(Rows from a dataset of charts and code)

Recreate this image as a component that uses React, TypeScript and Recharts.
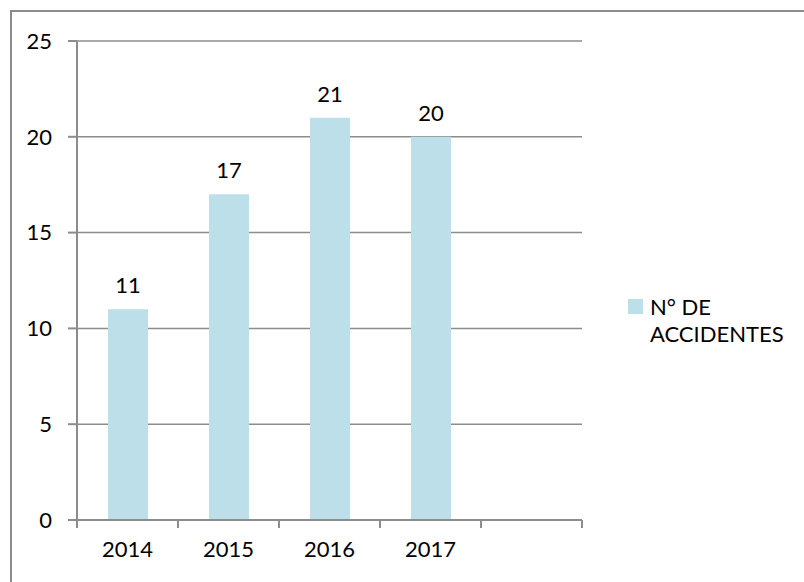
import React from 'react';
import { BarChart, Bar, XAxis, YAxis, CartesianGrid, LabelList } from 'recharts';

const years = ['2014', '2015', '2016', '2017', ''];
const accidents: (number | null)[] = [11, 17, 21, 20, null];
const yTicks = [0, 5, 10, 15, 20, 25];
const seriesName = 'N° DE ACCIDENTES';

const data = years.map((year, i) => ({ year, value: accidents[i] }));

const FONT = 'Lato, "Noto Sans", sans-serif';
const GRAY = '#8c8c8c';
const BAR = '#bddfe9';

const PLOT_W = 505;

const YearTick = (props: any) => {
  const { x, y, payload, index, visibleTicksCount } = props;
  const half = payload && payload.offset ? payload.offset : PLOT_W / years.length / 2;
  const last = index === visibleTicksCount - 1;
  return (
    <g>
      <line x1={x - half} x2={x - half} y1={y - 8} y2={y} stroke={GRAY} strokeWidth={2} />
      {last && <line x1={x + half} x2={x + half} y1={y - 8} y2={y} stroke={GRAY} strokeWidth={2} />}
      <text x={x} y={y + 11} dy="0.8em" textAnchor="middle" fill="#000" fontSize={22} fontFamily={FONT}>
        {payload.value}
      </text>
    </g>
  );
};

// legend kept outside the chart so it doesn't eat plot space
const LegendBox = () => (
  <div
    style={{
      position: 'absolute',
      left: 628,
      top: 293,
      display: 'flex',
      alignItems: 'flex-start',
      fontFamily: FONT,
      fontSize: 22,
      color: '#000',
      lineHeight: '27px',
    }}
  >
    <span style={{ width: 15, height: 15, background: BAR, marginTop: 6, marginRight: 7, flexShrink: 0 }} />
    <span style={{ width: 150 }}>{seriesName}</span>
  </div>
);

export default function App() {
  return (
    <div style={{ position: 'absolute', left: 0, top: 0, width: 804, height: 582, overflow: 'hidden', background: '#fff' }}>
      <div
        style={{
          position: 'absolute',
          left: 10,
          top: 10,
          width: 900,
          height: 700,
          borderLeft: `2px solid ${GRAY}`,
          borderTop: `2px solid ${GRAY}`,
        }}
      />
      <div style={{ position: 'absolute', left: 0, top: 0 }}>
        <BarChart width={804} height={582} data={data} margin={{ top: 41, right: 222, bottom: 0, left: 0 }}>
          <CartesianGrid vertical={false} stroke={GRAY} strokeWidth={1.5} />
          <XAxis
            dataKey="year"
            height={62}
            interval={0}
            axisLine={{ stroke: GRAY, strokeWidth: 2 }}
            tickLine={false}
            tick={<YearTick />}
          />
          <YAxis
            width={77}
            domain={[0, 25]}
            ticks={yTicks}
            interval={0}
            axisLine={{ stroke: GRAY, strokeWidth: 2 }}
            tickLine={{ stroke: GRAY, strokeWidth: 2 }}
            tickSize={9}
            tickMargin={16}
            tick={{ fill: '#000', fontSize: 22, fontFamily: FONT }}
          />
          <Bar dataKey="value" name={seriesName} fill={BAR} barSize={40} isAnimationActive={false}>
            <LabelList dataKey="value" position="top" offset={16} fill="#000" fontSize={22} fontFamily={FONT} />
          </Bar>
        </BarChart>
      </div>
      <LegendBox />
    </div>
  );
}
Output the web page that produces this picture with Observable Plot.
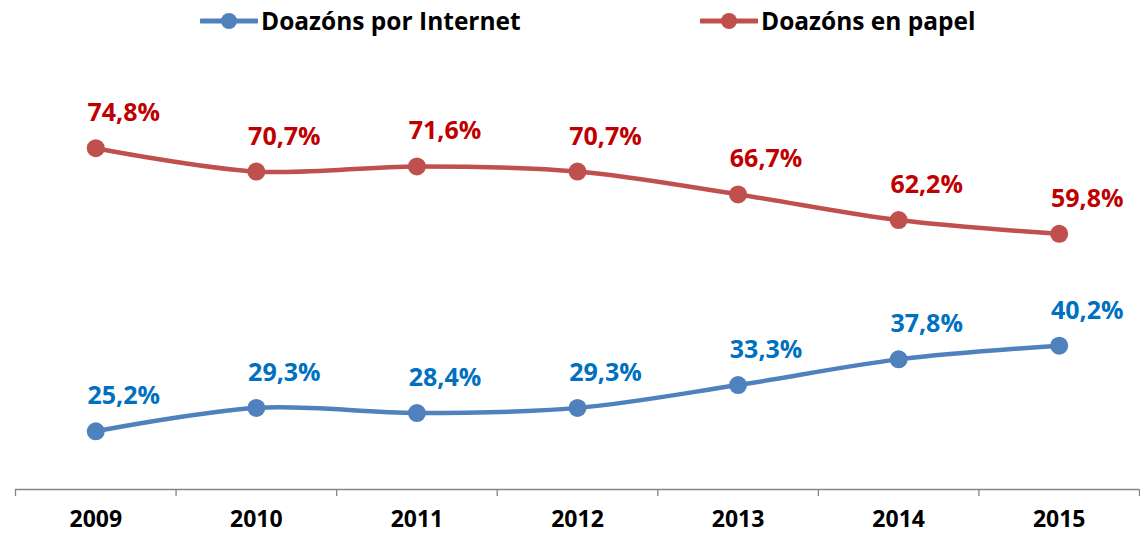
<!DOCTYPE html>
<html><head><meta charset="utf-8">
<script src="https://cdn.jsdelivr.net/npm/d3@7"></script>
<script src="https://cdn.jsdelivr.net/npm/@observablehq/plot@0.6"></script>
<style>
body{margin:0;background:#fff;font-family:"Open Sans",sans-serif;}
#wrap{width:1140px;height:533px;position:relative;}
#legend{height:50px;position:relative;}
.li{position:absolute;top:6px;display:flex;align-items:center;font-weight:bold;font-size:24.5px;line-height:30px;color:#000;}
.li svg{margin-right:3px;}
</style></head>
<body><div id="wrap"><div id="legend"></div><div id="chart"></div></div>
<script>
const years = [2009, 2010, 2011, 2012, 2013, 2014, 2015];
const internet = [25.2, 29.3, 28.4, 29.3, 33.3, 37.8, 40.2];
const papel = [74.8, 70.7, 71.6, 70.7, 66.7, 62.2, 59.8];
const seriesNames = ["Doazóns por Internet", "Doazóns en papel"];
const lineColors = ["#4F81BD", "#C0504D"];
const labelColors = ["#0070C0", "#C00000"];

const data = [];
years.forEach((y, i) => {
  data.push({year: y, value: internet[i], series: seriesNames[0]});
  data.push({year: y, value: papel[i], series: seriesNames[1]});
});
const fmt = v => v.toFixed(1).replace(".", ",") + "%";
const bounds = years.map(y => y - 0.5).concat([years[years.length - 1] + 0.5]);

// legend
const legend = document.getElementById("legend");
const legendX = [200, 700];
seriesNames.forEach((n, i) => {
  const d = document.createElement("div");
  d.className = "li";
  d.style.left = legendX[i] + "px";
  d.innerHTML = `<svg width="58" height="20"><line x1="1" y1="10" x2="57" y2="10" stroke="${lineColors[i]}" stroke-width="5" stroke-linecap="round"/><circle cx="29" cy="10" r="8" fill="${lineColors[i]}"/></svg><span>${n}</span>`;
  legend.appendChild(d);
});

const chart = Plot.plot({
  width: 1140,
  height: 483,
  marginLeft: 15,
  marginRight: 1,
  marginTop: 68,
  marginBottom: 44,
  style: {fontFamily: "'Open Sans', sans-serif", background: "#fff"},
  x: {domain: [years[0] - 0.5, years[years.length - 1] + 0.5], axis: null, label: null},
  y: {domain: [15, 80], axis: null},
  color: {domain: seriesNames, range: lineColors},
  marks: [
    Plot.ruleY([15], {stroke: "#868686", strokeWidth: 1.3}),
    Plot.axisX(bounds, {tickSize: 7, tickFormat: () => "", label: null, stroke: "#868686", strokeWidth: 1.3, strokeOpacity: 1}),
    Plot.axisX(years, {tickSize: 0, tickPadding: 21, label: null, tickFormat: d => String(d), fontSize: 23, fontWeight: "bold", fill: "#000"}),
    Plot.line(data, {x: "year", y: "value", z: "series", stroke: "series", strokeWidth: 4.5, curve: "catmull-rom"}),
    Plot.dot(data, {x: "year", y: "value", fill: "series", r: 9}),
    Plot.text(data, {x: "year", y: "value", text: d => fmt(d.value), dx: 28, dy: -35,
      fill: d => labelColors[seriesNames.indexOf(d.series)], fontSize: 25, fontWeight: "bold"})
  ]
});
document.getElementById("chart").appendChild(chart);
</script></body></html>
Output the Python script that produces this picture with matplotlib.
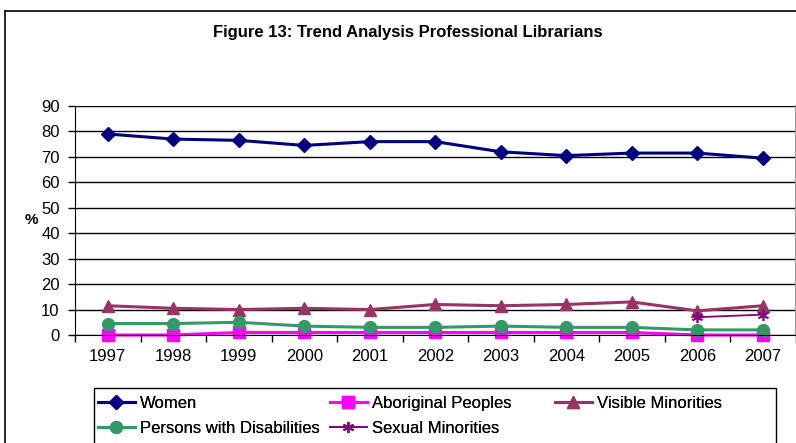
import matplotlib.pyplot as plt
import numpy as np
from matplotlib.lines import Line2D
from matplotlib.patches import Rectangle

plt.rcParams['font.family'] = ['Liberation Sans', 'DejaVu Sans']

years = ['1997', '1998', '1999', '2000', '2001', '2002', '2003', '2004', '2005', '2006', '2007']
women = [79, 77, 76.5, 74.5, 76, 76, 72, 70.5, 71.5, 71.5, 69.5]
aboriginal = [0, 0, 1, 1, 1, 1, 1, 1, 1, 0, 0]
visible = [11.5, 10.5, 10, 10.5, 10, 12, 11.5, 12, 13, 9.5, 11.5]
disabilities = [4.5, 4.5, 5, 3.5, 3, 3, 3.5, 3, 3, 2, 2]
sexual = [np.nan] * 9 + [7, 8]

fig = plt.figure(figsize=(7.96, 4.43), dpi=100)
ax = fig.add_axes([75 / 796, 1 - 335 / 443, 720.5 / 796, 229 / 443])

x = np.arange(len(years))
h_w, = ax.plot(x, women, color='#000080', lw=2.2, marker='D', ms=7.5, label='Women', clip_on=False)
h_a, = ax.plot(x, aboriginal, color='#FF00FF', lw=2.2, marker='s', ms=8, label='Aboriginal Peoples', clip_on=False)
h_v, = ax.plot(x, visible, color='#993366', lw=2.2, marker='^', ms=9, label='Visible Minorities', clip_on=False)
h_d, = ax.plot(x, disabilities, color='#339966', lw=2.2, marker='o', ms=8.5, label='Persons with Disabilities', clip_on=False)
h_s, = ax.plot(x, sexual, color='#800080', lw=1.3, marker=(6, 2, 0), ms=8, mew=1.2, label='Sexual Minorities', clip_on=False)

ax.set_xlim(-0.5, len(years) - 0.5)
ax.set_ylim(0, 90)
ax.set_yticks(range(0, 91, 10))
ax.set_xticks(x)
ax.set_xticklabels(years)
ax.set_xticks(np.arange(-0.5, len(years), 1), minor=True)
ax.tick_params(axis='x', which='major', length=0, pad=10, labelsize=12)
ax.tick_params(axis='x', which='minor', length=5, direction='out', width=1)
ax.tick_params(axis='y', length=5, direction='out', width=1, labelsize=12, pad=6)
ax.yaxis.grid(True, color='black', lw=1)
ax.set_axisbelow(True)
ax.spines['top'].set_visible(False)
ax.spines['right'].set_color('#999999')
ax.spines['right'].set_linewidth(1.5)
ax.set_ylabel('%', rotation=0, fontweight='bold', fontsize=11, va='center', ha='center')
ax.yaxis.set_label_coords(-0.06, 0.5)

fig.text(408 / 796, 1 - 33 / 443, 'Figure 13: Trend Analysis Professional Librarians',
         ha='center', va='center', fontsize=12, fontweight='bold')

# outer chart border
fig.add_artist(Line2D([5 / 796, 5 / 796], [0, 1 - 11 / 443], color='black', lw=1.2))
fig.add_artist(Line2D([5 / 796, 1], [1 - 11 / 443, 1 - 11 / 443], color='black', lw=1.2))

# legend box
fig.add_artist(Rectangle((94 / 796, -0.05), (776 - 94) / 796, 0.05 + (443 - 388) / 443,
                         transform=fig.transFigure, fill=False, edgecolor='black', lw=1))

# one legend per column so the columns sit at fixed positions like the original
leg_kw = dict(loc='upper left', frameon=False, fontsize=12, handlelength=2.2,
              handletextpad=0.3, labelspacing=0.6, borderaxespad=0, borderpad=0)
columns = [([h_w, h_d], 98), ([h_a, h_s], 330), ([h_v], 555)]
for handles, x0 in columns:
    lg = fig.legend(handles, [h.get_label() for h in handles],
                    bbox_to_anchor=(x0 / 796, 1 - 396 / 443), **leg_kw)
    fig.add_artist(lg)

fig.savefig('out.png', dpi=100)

> **PROBLEM REQUIREMENTS**
From the first line of the entries above down to the line holding "YAxis, CartesianGrid, LabelList", quote each line exactly and nothing else, skipping pictures.

> **CORRECT ANSWER**
Recreate this image as a component that uses React, TypeScript and Recharts.
import React from 'react';
import { BarChart, Bar, XAxis, YAxis, CartesianGrid, LabelList } from 'recharts';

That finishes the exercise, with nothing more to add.